Something that should be emphasized is that some of the logic being employed above is different from that provided in your microeconomics textbooks. Nuclear has a lower marginal cost than e.g. gas, but if you construct a conventional supply curve and attempt to justify the use of nuclear to produce the peak load, you would be wrong: obviously, it doesn’t make sense to construct a nuclear plant that might be idle for a considerable period.
In the film mentioned earlier, ‘The Formula’, Marlon Brando says to a Swiss colleague, “Today it’s coal. In ten years it will be gold”. As owner of a large part of the hard coal deposits in the U.S., as well as a superior process for producing synthetic oil, the Brando character may well have known what he was talking about. Of course his time frame was very wrong: it wouldn’t be ten years, but thirty or forty years, or longer, before the billions of dollars started to roll in, but in terms of historical time it hardly makes a difference. Besides, in showing that they know more about the future importance and use of coal, the writers, directors, producers, and maybe even the actors involved with this film gave the impression that they were better informed about coal than many academic energy economists.

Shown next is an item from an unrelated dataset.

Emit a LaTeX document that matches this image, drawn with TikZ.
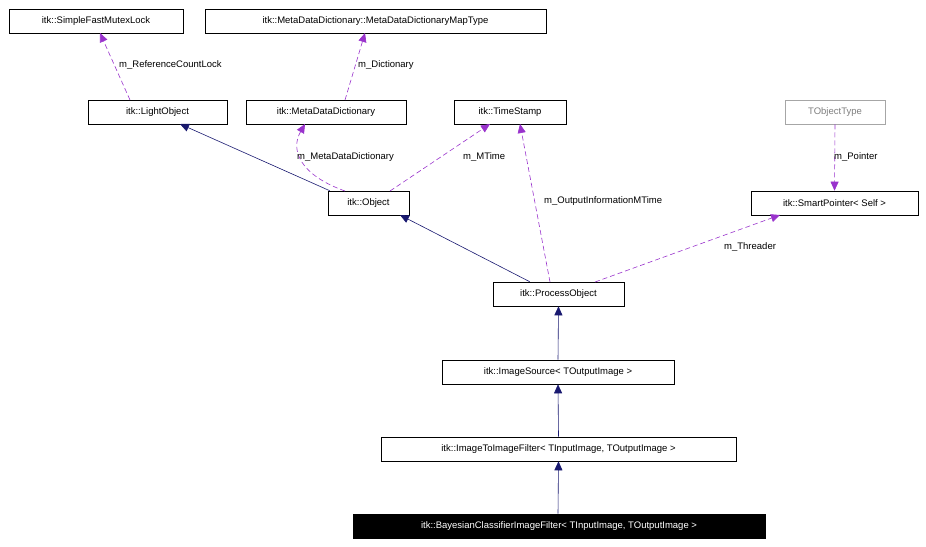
\documentclass[tikz,border=0pt]{standalone}
\usepackage{fontspec}
\setmainfont{Liberation Sans}
\usetikzlibrary{arrows.meta}
\definecolor{navy}{RGB}{25,25,112}
\definecolor{dpurple}{RGB}{153,50,204}
\begin{document}
\begin{tikzpicture}[x=1pt,y=-1pt,
  font=\fontsize{9.5}{11}\selectfont,
  box/.style={draw=black,fill=white,inner sep=0pt,minimum height=24pt,line width=0.6pt},
  inh/.style={draw=navy,line width=0.6pt,-{Triangle[length=9pt,width=8pt,fill=navy]}},
  mem/.style={draw=dpurple,line width=0.6pt,dash pattern=on 5pt off 3pt,-{Triangle[length=9pt,width=8pt,fill=dpurple]}},
  lab/.style={font=\fontsize{9.5}{11}\selectfont,inner sep=1pt}]
\useasboundingbox (0,0) rectangle (926,546);
\node[box,minimum width=174pt] (sfml) at (96,21) {itk::SimpleFastMutexLock};
\node[box,minimum width=341pt] (mapt) at (375.5,21) {itk::MetaDataDictionary::MetaDataDictionaryMapType};
\node[box,minimum width=139pt] (lo) at (157.5,112) {itk::LightObject};
\node[box,minimum width=160pt] (mdd) at (326,112) {itk::MetaDataDictionary};
\node[box,minimum width=112pt] (ts) at (510,112) {itk::TimeStamp};
\node[box,minimum width=100pt,draw=gray!70,text=gray] (tot) at (835,112) {TObjectType};
\node[box,minimum width=81pt] (obj) at (368.5,203) {itk::Object};
\node[box,minimum width=167pt] (sp) at (834.5,203) {itk::SmartPointer< Self >};
\node[box,minimum width=131pt] (po) at (558.5,294) {itk::ProcessObject};
\node[box,minimum width=232pt] (is) at (558,372) {itk::ImageSource< TOutputImage >};
\node[box,minimum width=355pt] (iti) at (558.5,449) {itk::ImageToImageFilter< TInputImage, TOutputImage >};
\node[box,minimum width=412pt,fill=black,text=white] (bc) at (559,526) {itk::BayesianClassifierImageFilter< TInputImage, TOutputImage >};

\draw[inh] (obj.north west) ++(2,0) coordinate (a1) -- (180,124);
\draw[inh] (po.north west) ++(37,0) -- (400,215);
\draw[inh] (is.north) -- (po.south);
\draw[inh] (iti.north) -- (is.south);
\draw[inh] (bc.north) ++(-1,0) -- (iti.south);

\draw[mem] (130,100) -- (100,33);
\node[lab,anchor=west] at (118,65) {m\_ReferenceCountLock};
\draw[mem] (345,100) -- (365,33);
\node[lab,anchor=west] at (357,65) {m\_Dictionary};
\draw[mem] (345,191) .. controls (300,175) and (290,150) .. (305,124);
\node[lab,anchor=west] at (296,157) {m\_MetaDataDictionary};
\draw[mem] (390,191) -- (490,124);
\node[lab,anchor=west] at (462,157) {m\_MTime};
\draw[mem] (550,282) -- (520,124);
\node[lab,anchor=west] at (543,201) {m\_OutputInformationMTime};
\draw[mem] (tot.south) -- (sp.north);
\node[lab,anchor=west] at (833,157) {m\_Pointer};
\draw[mem] (595,282) -- (780,215);
\node[lab,anchor=west] at (723,247) {m\_Threader};
\end{tikzpicture}
\end{document}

I’m sure that my opinion of Hollywood is similar to that often expressed by Mr Brando in his more articulate moments, but one thing the movie-men must be given credit for, they understand the way that some movers-and-shakers take care of real business: hypocrisy, public relations, bribes and taking advantage of the naiveté of the drowsy voters. Thus it might be possible to produce an interesting film about emissions trading, with a Gordon Gekko type character at the helm of an organization like NordPool, but unfortunately there would probably be fewer customers for this effort then for my unpublished coal book – whose title I unfortunately do not remember.
What I do remember is that the largest Swedish utility, Vattenfall, is building a pilot coal-burning installation in Germany in which CO2 emissions into the atmosphere are supposedly close to zero. This facility of 30 megawatts – as compared to a thousand megawatts for most new installations – will be ready for evaluation in ten years. If the news is good, a 250 megawatt demonstration plant will be constructed. In other words, the financing of these new, quantitatively inconsequential, installations will not interfere with the bonus program initiated a few years ago by Vattenfall, and even more important will not interfere with the flow of cash to the owners of Vattenfall – the Swedish Government – who need this money to pay their dues to perhaps the most grandiose parasitical organization in the industrial world, which is the European Union. Exactly what contribution all of this will have to the reduction of ‘greenhouse gases’ remains to be seen – although, in all fairness, it may turn out to have a great deal.
In economics, as compared to physics, there are many trivialities, and I am afraid that our students our too occupied with them to get the word. The crucial thing here is that (1) there is going to be a huge increase in the use of coal, and (2) most of this coal will be an extremely large contributor to greenhouse gases. What happens as a result of this situation is left for interested readers of contributions like this to think about and/or investigate.